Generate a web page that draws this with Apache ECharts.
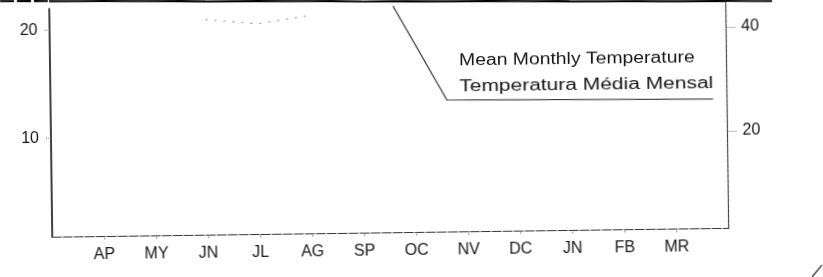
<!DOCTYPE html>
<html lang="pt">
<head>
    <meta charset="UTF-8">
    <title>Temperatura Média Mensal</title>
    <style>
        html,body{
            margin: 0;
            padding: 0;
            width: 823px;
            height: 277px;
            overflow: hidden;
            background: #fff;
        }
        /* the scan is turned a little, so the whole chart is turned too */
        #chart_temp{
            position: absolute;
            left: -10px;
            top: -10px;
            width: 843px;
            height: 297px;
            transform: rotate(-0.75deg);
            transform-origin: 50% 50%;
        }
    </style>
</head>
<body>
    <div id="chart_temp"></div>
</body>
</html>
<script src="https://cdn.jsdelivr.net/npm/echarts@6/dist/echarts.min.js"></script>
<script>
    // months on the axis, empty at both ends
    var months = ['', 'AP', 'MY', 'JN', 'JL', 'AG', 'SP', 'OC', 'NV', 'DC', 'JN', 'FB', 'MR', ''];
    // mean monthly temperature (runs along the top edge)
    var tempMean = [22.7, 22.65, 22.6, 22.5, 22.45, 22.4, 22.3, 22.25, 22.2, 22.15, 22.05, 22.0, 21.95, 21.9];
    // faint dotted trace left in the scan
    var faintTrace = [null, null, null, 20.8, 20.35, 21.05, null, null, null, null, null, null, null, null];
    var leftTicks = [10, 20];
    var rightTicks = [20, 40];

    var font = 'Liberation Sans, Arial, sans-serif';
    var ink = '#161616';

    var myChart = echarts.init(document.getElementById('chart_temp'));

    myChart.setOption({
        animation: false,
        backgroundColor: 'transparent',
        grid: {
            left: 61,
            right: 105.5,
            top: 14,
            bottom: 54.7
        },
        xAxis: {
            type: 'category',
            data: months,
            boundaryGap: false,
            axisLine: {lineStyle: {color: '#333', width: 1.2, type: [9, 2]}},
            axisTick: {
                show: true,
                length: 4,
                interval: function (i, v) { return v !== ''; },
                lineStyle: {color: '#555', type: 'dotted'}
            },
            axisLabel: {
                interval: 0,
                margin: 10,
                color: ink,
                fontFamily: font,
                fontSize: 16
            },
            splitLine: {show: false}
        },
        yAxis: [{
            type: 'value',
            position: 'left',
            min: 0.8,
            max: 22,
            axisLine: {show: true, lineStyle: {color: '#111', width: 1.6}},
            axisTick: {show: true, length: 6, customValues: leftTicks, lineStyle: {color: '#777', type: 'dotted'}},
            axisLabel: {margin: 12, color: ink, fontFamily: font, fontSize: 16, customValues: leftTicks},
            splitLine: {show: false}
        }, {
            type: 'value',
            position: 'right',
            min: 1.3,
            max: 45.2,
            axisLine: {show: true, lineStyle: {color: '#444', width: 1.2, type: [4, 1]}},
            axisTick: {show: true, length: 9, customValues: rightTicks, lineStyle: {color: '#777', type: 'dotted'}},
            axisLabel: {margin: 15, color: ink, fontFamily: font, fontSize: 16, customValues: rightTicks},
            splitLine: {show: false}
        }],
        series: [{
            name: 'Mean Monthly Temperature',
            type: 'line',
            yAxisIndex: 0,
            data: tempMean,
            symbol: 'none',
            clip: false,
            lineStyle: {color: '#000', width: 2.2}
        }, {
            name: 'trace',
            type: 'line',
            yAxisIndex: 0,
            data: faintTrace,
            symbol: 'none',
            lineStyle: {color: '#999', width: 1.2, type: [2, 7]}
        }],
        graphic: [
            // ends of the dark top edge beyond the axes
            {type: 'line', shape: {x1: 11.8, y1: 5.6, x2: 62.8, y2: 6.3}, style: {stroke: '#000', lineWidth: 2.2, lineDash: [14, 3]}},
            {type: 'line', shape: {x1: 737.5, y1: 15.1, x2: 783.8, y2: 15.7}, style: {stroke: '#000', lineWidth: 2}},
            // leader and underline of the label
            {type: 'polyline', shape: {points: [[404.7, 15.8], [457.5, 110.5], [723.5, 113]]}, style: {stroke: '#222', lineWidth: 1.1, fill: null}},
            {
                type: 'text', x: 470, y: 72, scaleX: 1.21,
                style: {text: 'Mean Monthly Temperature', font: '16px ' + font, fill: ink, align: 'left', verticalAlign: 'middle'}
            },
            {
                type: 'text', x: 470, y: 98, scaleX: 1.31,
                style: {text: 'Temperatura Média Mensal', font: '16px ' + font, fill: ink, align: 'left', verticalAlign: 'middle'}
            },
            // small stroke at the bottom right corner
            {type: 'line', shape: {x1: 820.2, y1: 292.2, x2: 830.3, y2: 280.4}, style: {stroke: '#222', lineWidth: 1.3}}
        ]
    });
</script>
• • • •
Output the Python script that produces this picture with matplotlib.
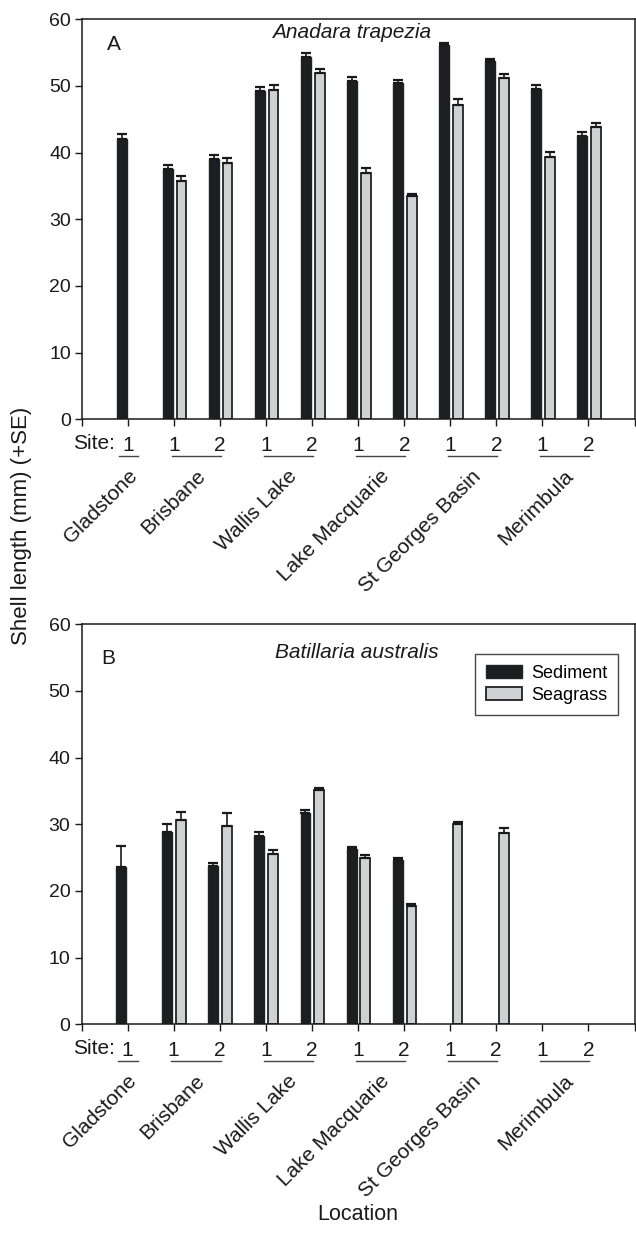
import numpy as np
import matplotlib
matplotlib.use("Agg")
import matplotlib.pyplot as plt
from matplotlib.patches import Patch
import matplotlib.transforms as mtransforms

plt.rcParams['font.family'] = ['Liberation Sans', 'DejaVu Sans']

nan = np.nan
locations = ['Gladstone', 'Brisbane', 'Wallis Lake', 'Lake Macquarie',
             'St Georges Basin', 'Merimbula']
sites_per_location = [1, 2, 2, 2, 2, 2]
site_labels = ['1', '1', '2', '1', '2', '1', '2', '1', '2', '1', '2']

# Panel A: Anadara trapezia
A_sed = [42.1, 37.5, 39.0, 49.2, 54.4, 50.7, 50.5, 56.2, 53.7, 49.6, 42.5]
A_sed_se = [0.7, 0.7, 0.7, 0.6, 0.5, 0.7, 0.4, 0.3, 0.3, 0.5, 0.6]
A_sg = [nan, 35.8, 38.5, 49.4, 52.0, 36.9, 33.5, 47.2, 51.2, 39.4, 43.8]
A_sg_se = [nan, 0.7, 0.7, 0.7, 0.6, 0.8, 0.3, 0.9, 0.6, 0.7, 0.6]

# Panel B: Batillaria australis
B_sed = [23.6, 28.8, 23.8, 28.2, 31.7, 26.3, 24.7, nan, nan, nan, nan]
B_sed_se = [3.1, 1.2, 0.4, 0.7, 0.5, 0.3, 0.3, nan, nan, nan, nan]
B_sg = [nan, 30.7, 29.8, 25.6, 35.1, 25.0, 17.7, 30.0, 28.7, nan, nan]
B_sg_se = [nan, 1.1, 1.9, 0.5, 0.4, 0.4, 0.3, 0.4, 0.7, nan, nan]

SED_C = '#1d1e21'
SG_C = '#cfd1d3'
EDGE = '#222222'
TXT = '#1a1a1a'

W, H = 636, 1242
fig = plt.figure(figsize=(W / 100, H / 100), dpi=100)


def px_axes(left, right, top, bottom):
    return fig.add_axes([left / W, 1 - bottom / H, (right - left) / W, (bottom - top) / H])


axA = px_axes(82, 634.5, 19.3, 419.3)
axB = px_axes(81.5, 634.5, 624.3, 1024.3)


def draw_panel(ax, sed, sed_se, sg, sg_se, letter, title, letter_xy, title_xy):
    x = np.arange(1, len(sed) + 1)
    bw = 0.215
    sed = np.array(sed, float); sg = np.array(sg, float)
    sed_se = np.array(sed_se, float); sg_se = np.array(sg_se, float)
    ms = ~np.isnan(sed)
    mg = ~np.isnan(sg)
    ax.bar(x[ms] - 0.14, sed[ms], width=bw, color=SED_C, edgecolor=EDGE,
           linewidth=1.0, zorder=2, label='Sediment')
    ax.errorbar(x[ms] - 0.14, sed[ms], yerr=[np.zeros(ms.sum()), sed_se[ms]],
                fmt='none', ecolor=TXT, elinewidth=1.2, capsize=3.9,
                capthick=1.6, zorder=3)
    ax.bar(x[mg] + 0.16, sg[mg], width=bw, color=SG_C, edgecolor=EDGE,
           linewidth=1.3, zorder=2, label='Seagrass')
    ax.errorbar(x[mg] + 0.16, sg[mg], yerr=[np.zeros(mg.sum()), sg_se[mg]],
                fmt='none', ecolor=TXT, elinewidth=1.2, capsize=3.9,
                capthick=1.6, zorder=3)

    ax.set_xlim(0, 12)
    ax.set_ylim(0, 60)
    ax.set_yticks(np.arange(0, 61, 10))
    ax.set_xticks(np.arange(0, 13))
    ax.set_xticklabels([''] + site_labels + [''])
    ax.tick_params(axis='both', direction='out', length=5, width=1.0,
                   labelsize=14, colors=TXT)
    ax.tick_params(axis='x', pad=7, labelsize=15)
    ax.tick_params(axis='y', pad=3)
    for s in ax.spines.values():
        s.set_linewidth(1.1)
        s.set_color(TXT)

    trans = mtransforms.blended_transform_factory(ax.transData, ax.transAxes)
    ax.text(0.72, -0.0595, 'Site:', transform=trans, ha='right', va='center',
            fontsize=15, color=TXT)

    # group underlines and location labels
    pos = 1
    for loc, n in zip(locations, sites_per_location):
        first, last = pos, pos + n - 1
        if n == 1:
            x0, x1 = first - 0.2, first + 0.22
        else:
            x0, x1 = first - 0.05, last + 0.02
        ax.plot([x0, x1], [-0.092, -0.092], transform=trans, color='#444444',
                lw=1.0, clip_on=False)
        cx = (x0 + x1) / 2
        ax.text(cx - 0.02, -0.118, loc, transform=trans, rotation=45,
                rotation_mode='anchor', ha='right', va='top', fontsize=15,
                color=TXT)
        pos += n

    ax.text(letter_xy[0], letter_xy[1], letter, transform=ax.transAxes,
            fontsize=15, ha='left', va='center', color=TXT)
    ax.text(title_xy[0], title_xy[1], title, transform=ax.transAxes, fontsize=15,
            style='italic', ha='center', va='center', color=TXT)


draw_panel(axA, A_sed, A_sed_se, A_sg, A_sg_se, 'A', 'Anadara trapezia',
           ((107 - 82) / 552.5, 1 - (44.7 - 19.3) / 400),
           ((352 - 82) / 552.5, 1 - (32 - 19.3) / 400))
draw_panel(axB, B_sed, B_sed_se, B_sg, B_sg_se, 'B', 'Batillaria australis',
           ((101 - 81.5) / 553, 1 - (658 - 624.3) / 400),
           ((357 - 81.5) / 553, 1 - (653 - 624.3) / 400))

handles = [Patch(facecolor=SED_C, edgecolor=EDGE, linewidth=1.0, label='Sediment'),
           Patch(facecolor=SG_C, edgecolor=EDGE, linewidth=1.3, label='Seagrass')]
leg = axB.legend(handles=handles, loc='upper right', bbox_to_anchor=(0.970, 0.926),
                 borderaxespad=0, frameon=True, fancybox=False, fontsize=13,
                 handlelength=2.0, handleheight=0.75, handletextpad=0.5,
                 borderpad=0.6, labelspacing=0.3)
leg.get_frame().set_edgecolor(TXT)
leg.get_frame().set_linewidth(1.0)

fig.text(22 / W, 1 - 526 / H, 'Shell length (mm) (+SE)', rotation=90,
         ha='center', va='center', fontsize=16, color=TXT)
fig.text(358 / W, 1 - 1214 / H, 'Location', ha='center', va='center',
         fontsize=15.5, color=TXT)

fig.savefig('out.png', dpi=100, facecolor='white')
• • • •
__Prompt__. Reproduce exactly the section that begins with the line containing "Output the Python" and ends with the line containing "plt.rcParams['font.family'] = ['Liberation". Both boundary lines belong in the copy, but pictures do not.

__Result__.
Output the Python script that produces this picture with matplotlib.
import numpy as np
import matplotlib
matplotlib.use("Agg")
import matplotlib.pyplot as plt
from matplotlib.patches import Patch
import matplotlib.transforms as mtransforms

plt.rcParams['font.family'] = ['Liberation Sans', 'DejaVu Sans']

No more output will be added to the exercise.